I think "Practical Common Lisp" is pretty good. The wikipedia for it is https://en.wikipedia.org/wiki/Practical_Common_Lisp

A direct link to the PDF is here too. https://github.com/ccceye/computer-book/blob/master/Practica...

Another interesting one is "Land of Lisp", https://www.amazon.com/Land-Lisp-Learn-Program-Game/dp/15932...

It's more theoretical, but kind of fun. It's a touch more academic (IMHO) than Practical Common Lisp, but pretty good.

Yea this is a thing too, I have no idea what is recommended in the current ecosystem. SBCL + Quicklisp? I don't even really know what ASDF is.
https://lispcookbook.github.io/cl-cookbook/ ? Implementations, Quicklisp and ASDF explained
Thank you. I have come across your posts about moving from Python to CL, and the work you've been doing with the cookbook and other libraries is very much appreciated.

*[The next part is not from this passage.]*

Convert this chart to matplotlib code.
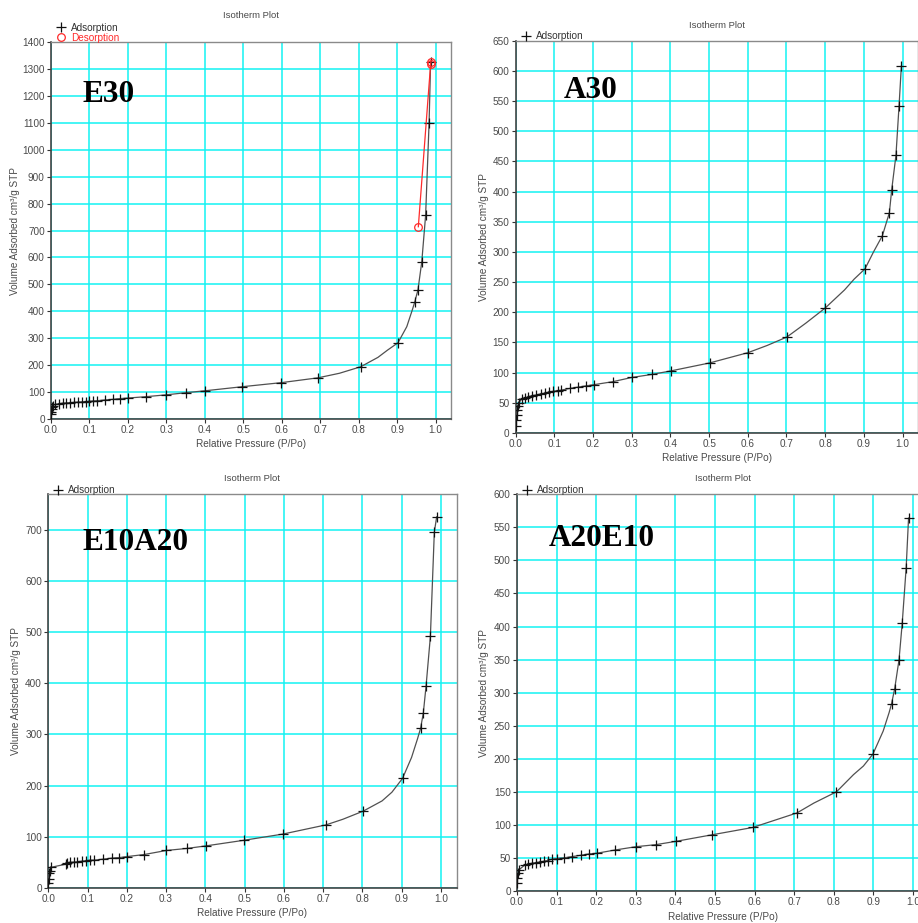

Your recent efforts might be one of the reasons there is a little bit of Lisp hype on this forum lately :-)

Thank you! That is a very nice resource
If you want true common lisp SBCL is probably the most universally known, and yeah everything I've read indicates one of the first things you should do is download and run the quicklisp setup so you have it working with your environment. Though it is funny how Hard Way did it during initial setup but then hasn't used it at all and I'm a chunk of the way through. Even as a beginner book I'd probably briefly touch on packages because it is so important to modern development.
FYI PG put the PDF up on his site so you can just legally download it.
I have bookmarked this version with restored images: https://www.lurklurk.org/onlisp/onlisp.html
It's not very fractured, especially in open source as many "common libraries" support most implementations.

It very much helps that there's a single standard that is quite rich (unlike Scheme) which makes for much easier portability between implementations, to the point that somewhat common repeated trope was developers using one implementation for faster iteration and another for deployment (for example, CCL for development and SBCL for faster code in deployment, or CCL/SBCL for development and ECL for target deployment).